Higham and Parillo, and their contributing authors, have focused their efforts on airpower’s role as an instrument of policy (also referred to commonly as grand strategy). While they discuss in detail how tactical, operational, and military-strategic uses of the air weapon have influenced military campaigns and the outcome of armed conflicts, they go much further. The subject matter in each of the chapters reinforces the fact that airpower, like any other policy instrument, is useful only to the degree that statesmen and senior military officers understand its contextual limitations; the ways in which cultural nuances affect its employment; how their own and their adversaries’ rationalities (worldviews) come into play; and how change over time within individual countries and globally has affected, and continues to affect, airpower’s aggregate effectiveness as a policy tool.
These four key themes--context, culture, rationality, and change over time--resonate throughout the book and remind us that, taken together, they form the underpinnings of a country’s strategic culture, to include the ways in which its leaders employ airpower. In fact, the authors make a compelling case that various statesmen’s choices regarding the use of air assets are always informed by these factors and their own experiences with air warfare, consciously or otherwise.

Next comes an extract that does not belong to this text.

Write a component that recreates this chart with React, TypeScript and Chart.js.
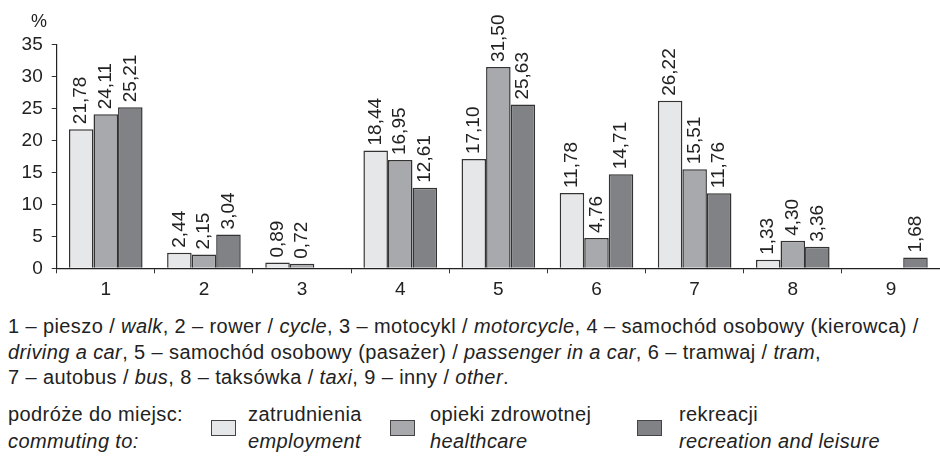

Consequently, these policy choices tell us a great deal about what kinds of continuities and discontinuities we may expect to see in the future regarding the employment of airpower and even newer technologies such as space and especially cyber assets.
The authors give us a very clear understanding of “airpower” as a policy instrument and a technology so large and complex that any effort to treat it as the simple sum of aircraft on the ramp cannot possibly bring us any real understanding of its potential to influence other actors on the world stage. As a tool of statecraft, airpower is military and commercial; an instrument of calculated coercion and brute force; a tool for building alliances and security or for creating the opposite effects in the adversary’s camp. Airpower is, in short, so complex and potentially cataclysmic with the advent of nuclear weapons that it requires policymakers to exercise extraordinarily careful judgment in its use lest they bring disaster upon their countries.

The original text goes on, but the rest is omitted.